THE INSPIRATION FOR CoHo Productions' contribution to this year's Fertile Ground festival, Charlotte Perkins Gilman's 1892 short story, "The Yellow Wallpaper," is widely considered one of the hallmarks of early feminist literature. Based on her own experiences with a diagnosis of postpartum psychosis, and a prescription—for a so-called "rest cure"—that she believed brought her closer to a breakdown, Gilman's story is told by an unnamed narrator confined to an upstairs bedroom in a rented home for the summer. Isolated "for her own good,"

The narrator, here called "Charlotte" (see what they did there?), becomes obsessed with the yellow wallpaper in the bedroom, which initially disturbs and comes to fascinate her as her mental health deteriorates.

Charlotte's husband, John, also her doctor, was drawn to her intelligence and ambition when they met, but now sees her as a fascinating (and frustrating) medical case. As Charlotte begins to actually lose her mind, the longer she spends in the room—deprived of books, work, and purpose—the play begins to take a seriously creepy turn.
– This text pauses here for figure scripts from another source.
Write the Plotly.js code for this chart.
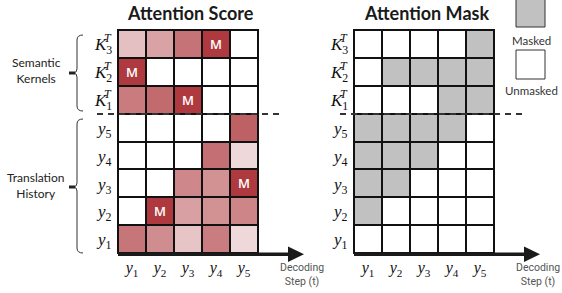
<!DOCTYPE html>
<html>
<head>
<meta charset="utf-8">
<script src="https://cdn.plot.ly/plotly-3.0.1.min.js"></script>
<style>html,body{margin:0;padding:0;background:#fff;}#chart{width:562px;height:293px;}</style>
</head>
<body>
<div id="chart"></div>
<script>
// ---------- data ----------
const colLabels = ['<i>y</i><sub>1</sub>','<i>y</i><sub>2</sub>','<i>y</i><sub>3</sub>','<i>y</i><sub>4</sub>','<i>y</i><sub>5</sub>'];
const rowBase = ['K','K','K','y','y','y','y','y'];
const rowSub  = ['3','2','1','5','4','3','2','1'];
const rowSup  = ['T','T','T','','','','',''];
// attention score (rows top -> bottom: K3,K2,K1,y5,y4,y3,y2,y1)
const scoreZ = [
  [0.32, 0.47, 0.71, 1.00, 0.00],
  [1.00, 0.00, 0.00, 0.00, 0.00],
  [0.67, 0.75, 1.00, 0.00, 0.00],
  [0.00, 0.00, 0.00, 0.00, 0.80],
  [0.00, 0.00, 0.00, 0.73, 0.20],
  [0.00, 0.00, 0.61, 0.56, 1.00],
  [0.00, 1.00, 0.48, 0.56, 0.62],
  [0.70, 0.58, 0.30, 0.66, 0.20]
];
const scoreText = [
  ['','','','M',''],
  ['M','','','',''],
  ['','','M','',''],
  ['','','','',''],
  ['','','','',''],
  ['','','','','M'],
  ['','M','','',''],
  ['','','','','']
];
// attention mask (1 = masked)
const maskZ = [
  [0,0,0,0,1],
  [0,1,1,1,1],
  [0,0,0,1,1],
  [1,1,1,1,0],
  [1,1,1,0,0],
  [1,1,0,0,0],
  [1,0,0,0,0],
  [0,0,0,0,0]
];
const titles = ['Attention Score','Attention Mask'];
const groupLabels = ['Semantic<br>Kernels','Translation<br>History'];
const legendLabels = ['Masked','Unmasked'];
const stepLabel = 'Decoding<br>Step (t)';

// ---------- helpers ----------
const W = 562, H = 293;
const px = x => x / W;
const py = y => 1 - y / H;
const cols = [0,1,2,3,4];
const rows = [0,1,2,3,4,5,6,7];

const gridL = [118, 354];
const gridW = 140;
const gridTop = 30, gridBot = 253;

const traces = [
  {type:'heatmap', x: cols, y: rows, z: scoreZ, text: scoreText, texttemplate:'%{text}',
   textfont:{family:'Open Sans', size:13, color:'#ffffff', weight:600},
   colorscale:[[0,'#ffffff'],[1,'#ae3a3f']], zmin:0, zmax:1, showscale:false,
   xgap:2, ygap:2, xaxis:'x', yaxis:'y', hoverinfo:'skip'},
  {type:'heatmap', x: cols, y: rows, z: maskZ,
   colorscale:[[0,'#ffffff'],[1,'#c1c1c1']], zmin:0, zmax:1, showscale:false,
   xgap:2, ygap:2, xaxis:'x2', yaxis:'y2', hoverinfo:'skip'}
];

const axBase = {range:[-0.5,4.5], showgrid:false, zeroline:false, showline:true, mirror:true,
  linecolor:'#111', linewidth:1, ticks:'', tickvals: cols, ticktext: colLabels,
  tickfont:{family:'Liberation Serif', size:16, color:'#111'}, fixedrange:true};
const ayBase = {range:[7.5,-0.5], showgrid:false, zeroline:false, showline:true, mirror:true,
  linecolor:'#111', linewidth:1, showticklabels:false, ticks:'', fixedrange:true,
  domain:[py(gridBot), py(gridTop)]};

const annotations = [];
const shapes = [];

[0,1].forEach(g => {
  const yr = g === 0 ? 'y' : 'y2';
  // title
  annotations.push({xref:'paper', yref:'paper', x: px(gridL[g] + 72), y: py(13), text:'<b>'+titles[g]+'</b>',
    showarrow:false, xanchor:'center', yanchor:'middle',
    font:{family:'Lato', size:18, color:'#1a1a1a'}});
  // row labels
  const labRight = gridL[g] - 5;
  rows.forEach(r => {
    annotations.push({xref:'paper', yref:yr, x: px(labRight), y: r + 0.08,
      text:'<i>'+rowBase[r]+'</i><sub>'+rowSub[r]+'</sub>',
      showarrow:false, xanchor:'right', yanchor:'middle', borderpad:0,
      font:{family:'Liberation Serif', size:17, color:'#111'}});
    if (rowSup[r]) {
      annotations.push({xref:'paper', yref:yr, x: px(labRight), y: r - 0.2, text:'<i>'+rowSup[r]+'</i>',
        showarrow:false, xanchor:'right', yanchor:'middle', borderpad:0,
        font:{family:'Liberation Serif', size:12, color:'#111'}});
    }
  });
  // dashed separator
  const dx0 = g === 0 ? 97 : 340, dx1 = g === 0 ? 283 : 522;
  shapes.push({type:'line', xref:'paper', yref:'paper', x0:px(dx0), x1:px(dx1), y0:py(114), y1:py(114),
    line:{color:'#333', width:2, dash:'6px,5px'}});
  // bottom thick arrow axis
  const ax0 = gridL[g], tip = gridL[g] + 186;
  shapes.push({type:'line', xref:'paper', yref:'paper', x0:px(ax0), x1:px(tip - 14), y0:py(254.3), y1:py(254.3),
    line:{color:'#1a1a1a', width:3.5}});
  shapes.push({type:'path', xref:'paper', yref:'paper',
    path:`M ${px(tip-16)},${py(246.5)} L ${px(tip)},${py(254.3)} L ${px(tip-16)},${py(262)} Z`,
    fillcolor:'#1a1a1a', line:{color:'#1a1a1a', width:0}});
  annotations.push({xref:'paper', yref:'paper', x: px(tip - 2), y: py(274), text: stepLabel,
    showarrow:false, xanchor:'center', yanchor:'middle', align:'center',
    font:{family:'Roboto', size:10.5, color:'#555'}});
});

// group labels + braces
const braces = [[35, 111, 73], [119, 253, 187]];
const labelY = [70, 185];
braces.forEach((b, i) => {
  const [t, bt, m] = b;
  const xv = 77;
  shapes.push({type:'path', xref:'paper', yref:'paper',
    path:`M ${px(83)},${py(t)} Q ${px(xv)},${py(t)} ${px(xv)},${py(t+5)} L ${px(xv)},${py(m-4)} Q ${px(xv)},${py(m)} ${px(xv-4)},${py(m)} Q ${px(xv)},${py(m)} ${px(xv)},${py(m+4)} L ${px(xv)},${py(bt-5)} Q ${px(xv)},${py(bt)} ${px(83)},${py(bt)}`,
    line:{color:'#333', width:1}});
  shapes.push({type:'line', xref:'paper', yref:'paper', x0:px(69), x1:px(75), y0:py(m), y1:py(m),
    line:{color:'#222', width:3}});
  annotations.push({xref:'paper', yref:'paper', x: px(36), y: py(labelY[i]), text: groupLabels[i],
    showarrow:false, xanchor:'center', yanchor:'middle', align:'center',
    font:{family:'Lato', size:12, color:'#222'}});
});

// legend
shapes.push({type:'rect', xref:'paper', yref:'paper', x0:px(516), x1:px(545), y0:py(-1), y1:py(27),
  fillcolor:'#c1c1c1', line:{color:'#333', width:1}});
shapes.push({type:'rect', xref:'paper', yref:'paper', x0:px(516), x1:px(545), y0:py(50), y1:py(79),
  fillcolor:'#ffffff', line:{color:'#333', width:1}});
annotations.push({xref:'paper', yref:'paper', x: px(531), y: py(41), text: legendLabels[0],
  showarrow:false, xanchor:'center', yanchor:'middle', font:{family:'Lato', size:11.5, color:'#333'}});
annotations.push({xref:'paper', yref:'paper', x: px(531), y: py(91), text: legendLabels[1],
  showarrow:false, xanchor:'center', yanchor:'middle', font:{family:'Lato', size:11.5, color:'#333'}});

const layout = {
  width: W, height: H, margin:{l:0, r:0, t:0, b:0},
  paper_bgcolor:'#ffffff', plot_bgcolor:'#111111', showlegend:false,
  xaxis: Object.assign({}, axBase, {domain:[px(gridL[0]), px(gridL[0]+gridW)], anchor:'y'}),
  yaxis: Object.assign({}, ayBase, {anchor:'x'}),
  xaxis2: Object.assign({}, axBase, {domain:[px(gridL[1]), px(gridL[1]+gridW)], anchor:'y2'}),
  yaxis2: Object.assign({}, ayBase, {anchor:'x2'}),
  annotations: annotations, shapes: shapes
};

Plotly.newPlot('chart', traces, layout, {staticPlot:true, displayModeBar:false});
</script>
</body>
</html>
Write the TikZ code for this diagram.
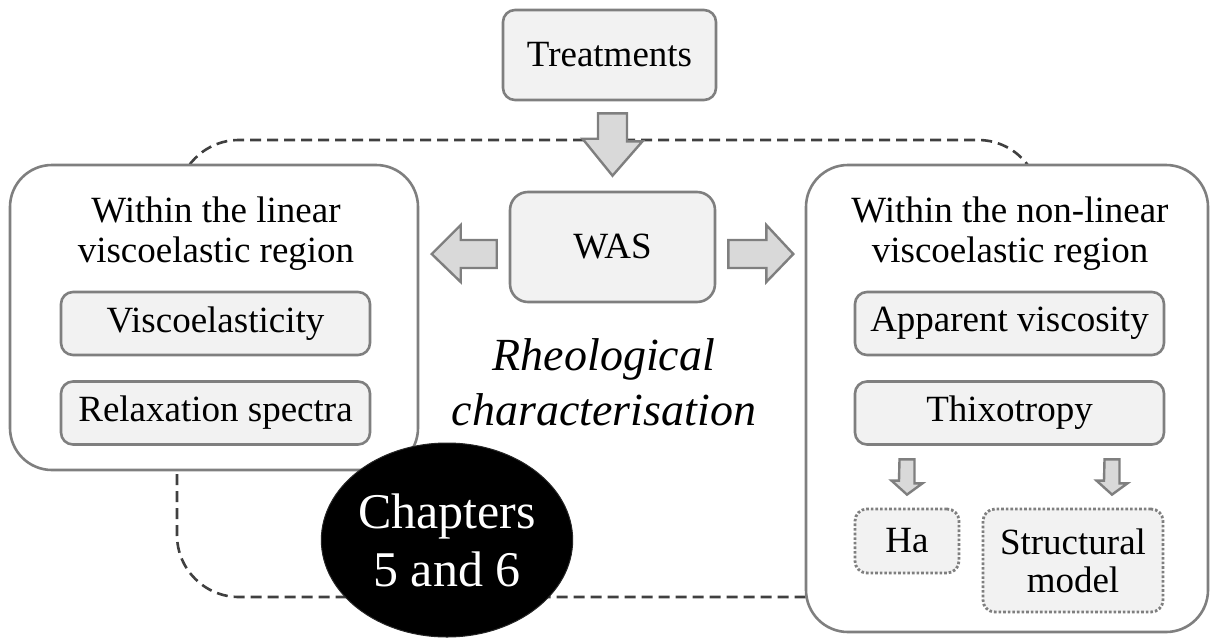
\documentclass[tikz,border=0pt]{standalone}
\usepackage{fontspec}
\setmainfont{Liberation Serif}
\usetikzlibrary{shapes.geometric,calc}
\definecolor{boxfill}{HTML}{F2F2F2}
\definecolor{boxline}{HTML}{7F7F7F}
\definecolor{arrowfill}{HTML}{D9D9D9}
\definecolor{dashline}{HTML}{404040}
\begin{document}
\begin{tikzpicture}[x=1pt,y=-1pt,
  every node/.style={inner sep=0pt,align=center},
  txt/.style={font=\fontsize{37}{40}\selectfont,anchor=base},
  itembox/.style={draw=boxline,fill=boxfill,line width=2.6pt,rounded corners=12pt,
    font=\fontsize{37}{38}\selectfont},
  groupbox/.style={draw=boxline,fill=white,line width=2.6pt,rounded corners=42pt},
  dotbox/.style={itembox,dotted,line width=2.8pt},
  blockarrow/.style={draw=boxline,fill=arrowfill,line width=2.4pt,line join=miter},
  caption/.style={font=\fontsize{46}{55}\selectfont\itshape,anchor=base},
]
\useasboundingbox (0,0) rectangle (1214,637);

% dashed frame around the characterisation
\draw[dashline,line width=2.6pt,dash pattern=on 11pt off 6pt,rounded corners=62pt]
  (177,140) rectangle (1040,597);

% top box and central box
\node[itembox,minimum width=213pt,minimum height=90pt] (treat) at (609.5,55) {Treatments};
\node[itembox,minimum width=205pt,minimum height=110pt,rounded corners=18pt] (was) at (612.5,247) {WAS};

% left group
\node[groupbox,minimum width=408pt,minimum height=305pt] (lin) at (214,317.5) {};
\node[txt] (linT1) at (216,222) {Within the linear};
\node[txt] (linT2) at (216,262) {viscoelastic region};
\node[itembox,minimum width=309pt,minimum height=63pt] (visc) at (215.5,323.5) {Viscoelasticity};
\node[itembox,minimum width=309pt,minimum height=63pt] (relax) at (215.5,413) {Relaxation spectra};

% right group
\node[groupbox,minimum width=402pt,minimum height=467pt] (nonlin) at (1007,398.5) {};
\node[txt] (nonlinT1) at (1010,222) {Within the non-linear};
\node[txt] (nonlinT2) at (1010,262) {viscoelastic region};
\node[itembox,minimum width=309pt,minimum height=63pt] (app) at (1009.5,323.5) {Apparent viscosity};
\node[itembox,minimum width=309pt,minimum height=63pt] (thix) at (1009.5,413) {Thixotropy};
\node[dotbox,minimum width=104pt,minimum height=64pt] (ha) at (907,541) {Ha};
\node[dotbox,minimum width=180pt,minimum height=103pt] (struct) at (1073,560.5) {Structural\\model};

% block arrows
\draw[blockarrow] ($(treat.south)+(-11.5,12)$) -- ++(29,0) -- ++(0,28) -- ++(15.5,0)
  -- ($(was.north)+(0,-15)$) -- ++(-30,-37) -- ++(15.5,0) -- cycle;
\draw[blockarrow] ($(was.west)+(-12,-7)$) -- ++(0,28) -- ++(-36,0) -- ++(0,14)
  -- ($(was.west)+(-77,7)$) -- ++(29,-29) -- ++(0,15) -- cycle;
\draw[blockarrow] ($(was.east)+(12,-7)$) -- ++(0,28) -- ++(38,0) -- ++(0,14)
  -- ($(was.east)+(77,7)$) -- ++(-27,-29) -- ++(0,15) -- cycle;
\draw[blockarrow] ($(thix.south -| ha.north)+(-7.5,13.5)$) -- ++(15,0) -- ++(0,24) -- ++(8,0)
  -- ($(ha.north)+(0,-13)$) -- ++(-15.5,-14) -- ++(7.5,0) -- cycle;
\draw[blockarrow] ($(thix.south -| struct.north)+(31.5,13.5)$) -- ++(15,0) -- ++(0,24) -- ++(8,0)
  -- ($(struct.north)+(39,-13)$) -- ++(-15.5,-14) -- ++(7.5,0) -- cycle;

% caption in the middle
\node[caption] (rheo1) at (604,370) {Rheological};
\node[caption] (rheo2) at (604,425) {characterisation};

% chapter badge
\node[ellipse,fill=black,draw=black!85,line width=1pt,minimum width=236pt,minimum height=194pt,
  text=white,font=\fontsize{50}{58}\selectfont] (chap) at (447,540) {Chapters\\5 and 6};
\end{tikzpicture}
\end{document}
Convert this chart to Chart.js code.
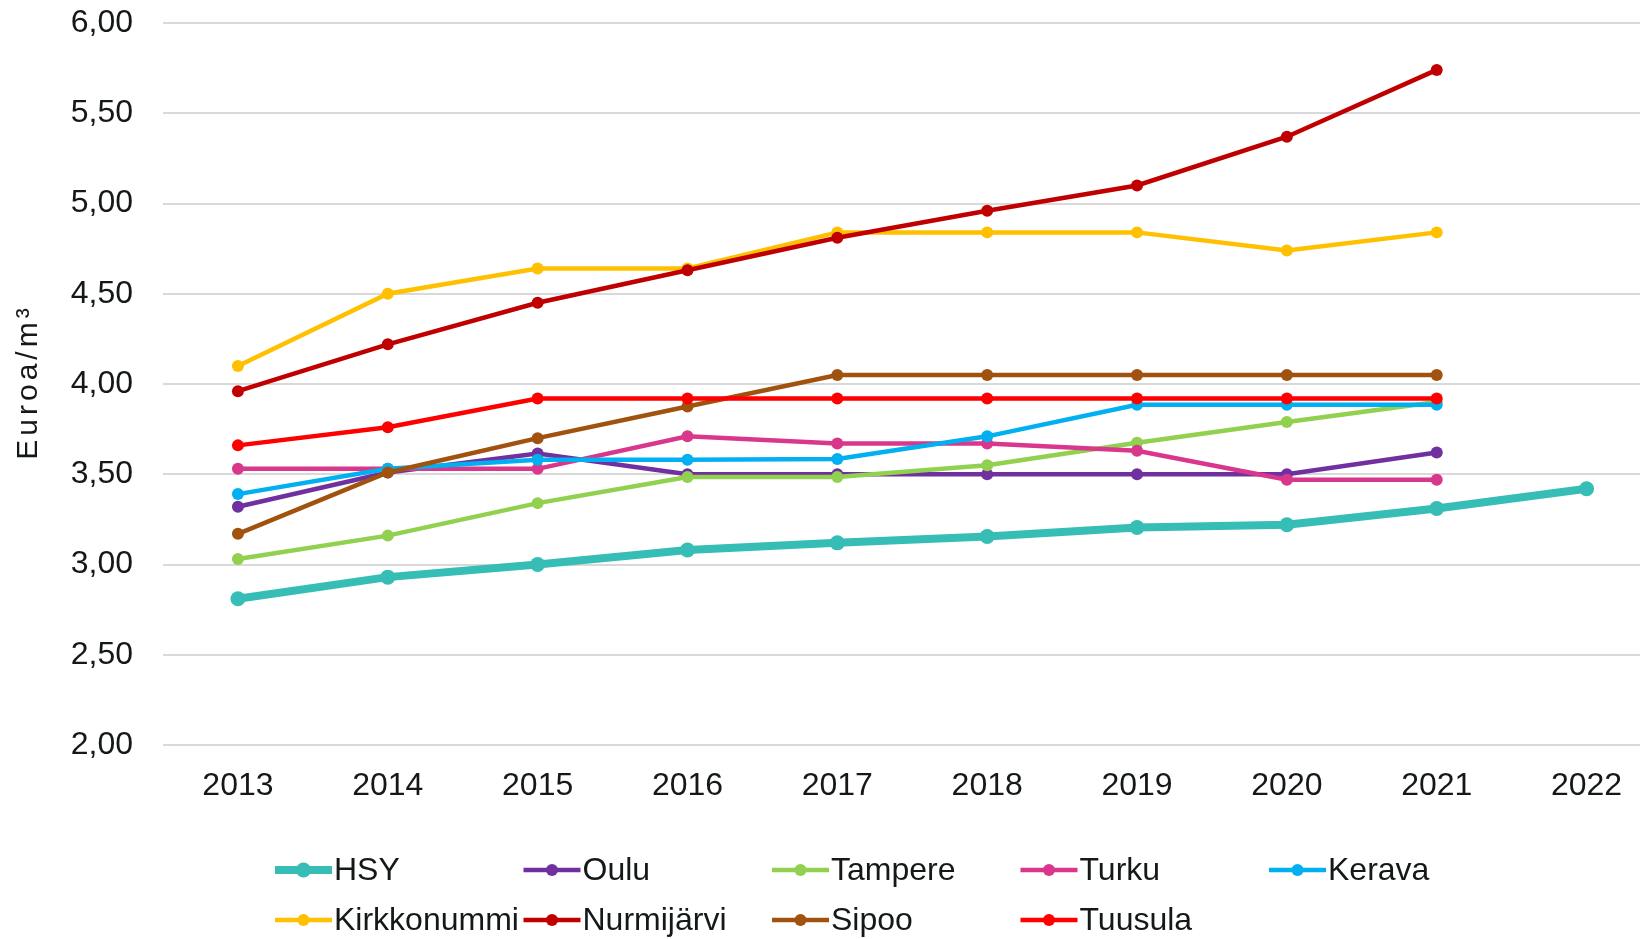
<!DOCTYPE html>
<html>
<head>
<meta charset="utf-8">
<script src="https://cdn.jsdelivr.net/npm/chart.js@4"></script>
<style>
	html, body { margin: 0; padding: 0; background: #fff; overflow: hidden; }
	.wrap { width: 1640px; height: 939px; overflow: hidden; }
</style>
</head>
<body>
<div class="wrap"><canvas id="myChart" width="1669" height="939"></canvas></div>
<script>
const years = ['2013', '2014', '2015', '2016', '2017', '2018', '2019', '2020', '2021', '2022'];
const yTicks = [2.0, 2.5, 3.0, 3.5, 4.0, 4.5, 5.0, 5.5, 6.0];

const hsy = [2.81, 2.93, 3.00, 3.08, 3.12, 3.155, 3.205, 3.22, 3.31, 3.42];
const oulu = [3.32, 3.51, 3.615, 3.50, 3.50, 3.50, 3.50, 3.50, 3.62, null];
const tampere = [3.03, 3.16, 3.34, 3.485, 3.485, 3.55, 3.675, 3.79, 3.90, null];
const turku = [3.53, 3.53, 3.53, 3.71, 3.67, 3.67, 3.63, 3.47, 3.47, null];
const kerava = [3.39, 3.53, 3.58, 3.58, 3.585, 3.71, 3.885, 3.885, 3.885, null];
const kirkkonummi = [4.10, 4.50, 4.64, 4.64, 4.84, 4.84, 4.84, 4.74, 4.84, null];
const nurmijarvi = [3.96, 4.22, 4.45, 4.63, 4.81, 4.96, 5.10, 5.37, 5.74, null];
const sipoo = [3.17, 3.51, 3.70, 3.875, 4.05, 4.05, 4.05, 4.05, 4.05, null];
const tuusula = [3.66, 3.76, 3.92, 3.92, 3.92, 3.92, 3.92, 3.92, 3.92, null];

const textColor = '#141818';
const font = 'Liberation Sans, Arial, sans-serif';

function series(label, data, color, width, radius, i) {
	return {
		label: label,
		data: data,
		borderColor: color,
		backgroundColor: color,
		pointBackgroundColor: color,
		pointBorderWidth: 0,
		pointRadius: radius,
		borderWidth: width,
		tension: 0,
		order: -i,
	};
}

const datasets = [
	series('HSY', hsy, '#36bdb5', 8, 7.5, 0),
	series('Oulu', oulu, '#7030a0', 4.5, 6, 1),
	series('Tampere', tampere, '#92d050', 4.5, 6, 2),
	series('Turku', turku, '#d9378c', 4.5, 6, 3),
	series('Kerava', kerava, '#00b0f0', 4.5, 6, 4),
	series('Kirkkonummi', kirkkonummi, '#ffc000', 4.5, 6, 5),
	series('Nurmijärvi', nurmijarvi, '#c00000', 4.5, 6, 6),
	series('Sipoo', sipoo, '#a0520e', 4.5, 6, 7),
	series('Tuusula', tuusula, '#ff0000', 4.5, 6, 8),
];

// legend in a grid + spaced y title, like the original
const extras = {
	id: 'extras',
	afterDraw(chart) {
		const c = chart.ctx;
		c.save();
		chart.data.datasets.forEach((ds, i) => {
			const x = 275 + (i % 5) * 248.5;
			const y = 870 + Math.floor(i / 5) * 50;
			c.strokeStyle = ds.borderColor;
			c.lineWidth = ds.borderWidth;
			c.beginPath();
			c.moveTo(x, y);
			c.lineTo(x + 57, y);
			c.stroke();
			c.fillStyle = ds.borderColor;
			c.beginPath();
			c.arc(x + 28.5, y, ds.pointRadius, 0, Math.PI * 2);
			c.fill();
			c.fillStyle = textColor;
			c.font = '32px ' + font;
			c.textBaseline = 'middle';
			c.textAlign = 'left';
			c.fillText(ds.label, x + 59, y + 1);
		});
		c.translate(29, 382);
		c.rotate(-Math.PI / 2);
		c.font = '30px ' + font;
		c.letterSpacing = '4px';
		c.textAlign = 'center';
		c.textBaseline = 'middle';
		c.fillStyle = textColor;
		c.fillText('Euroa/m³', 0, 0);
		c.restore();
	}
};

const ctx = document.getElementById('myChart');

new Chart(ctx, {
	type: 'line',
	data: {
		labels: years,
		datasets: datasets,
	},
	plugins: [extras],
	options: {
		responsive: false,
		animation: false,
		layout: {
			padding: { top: 23, bottom: 120, left: 0, right: 0 }
		},
		plugins: {
			legend: { display: false },
			tooltip: { enabled: false }
		},
		scales: {
			x: {
				offset: true,
				afterFit: (s) => { s.height = 74; s.paddingLeft = 0; s.paddingRight = 0; },
				grid: { display: false },
				border: { display: false },
				ticks: {
					color: textColor,
					font: { family: font, size: 32 },
					padding: 14,
					maxRotation: 0,
				}
			},
			y: {
				min: 2,
				max: 6,
				afterFit: (s) => { s.width = 163; s.paddingTop = 0; s.paddingBottom = 0; },
				afterBuildTicks: (s) => { s.ticks = yTicks.map(v => ({ value: v })); },
				grid: { color: '#d9d9d9', lineWidth: 2, drawTicks: false },
				border: { display: false },
				ticks: {
					color: textColor,
					font: { family: font, size: 32 },
					padding: 30,
					callback: (v) => v.toFixed(2).replace('.', ',')
				}
			}
		}
	}
});
</script>
</body>
</html>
There's a woman who emerges and retreats into the wallpaper, who looks like Charlotte (but also oddly like the girl from The Ring).

CoHo presents a fairly successful adaptation that pays tribute to the original work while adding details that complement it (Charlotte's professional aspirations; a strong female friendship with John's sister, Jenny; a realistic if exasperating portrait of a marriage). There are some truly brilliant curatorial choices, as when John reads Robert Browning's poem "Life in A Love" aloud to Charlotte ("Escape me? Never—Beloved! While I am I, and you are you... While the one eludes, must the other pursue"). However, if the purpose of the original story was to show how a woman's mental illness is exacerbated by misguided treatment, what is the implication of portraying this insanity in a sensationalized and disturbing way? By the play's end, Charlotte has peeled off the wallpaper, ripped off chunks of plaster, and reveals a hole full of crumbled dirt, into which she ultimately disappears. It's disappointing that the play focuses on Charlotte's madness (creepy music, the Ring lady, maniacal chanting) rather than the reason for her madness—patriarchal approaches to medicine that pathologized women's health. The idea that madness is sometimes a rational—and inevitable—response to patriarchy seems somewhat lost among all the crazy.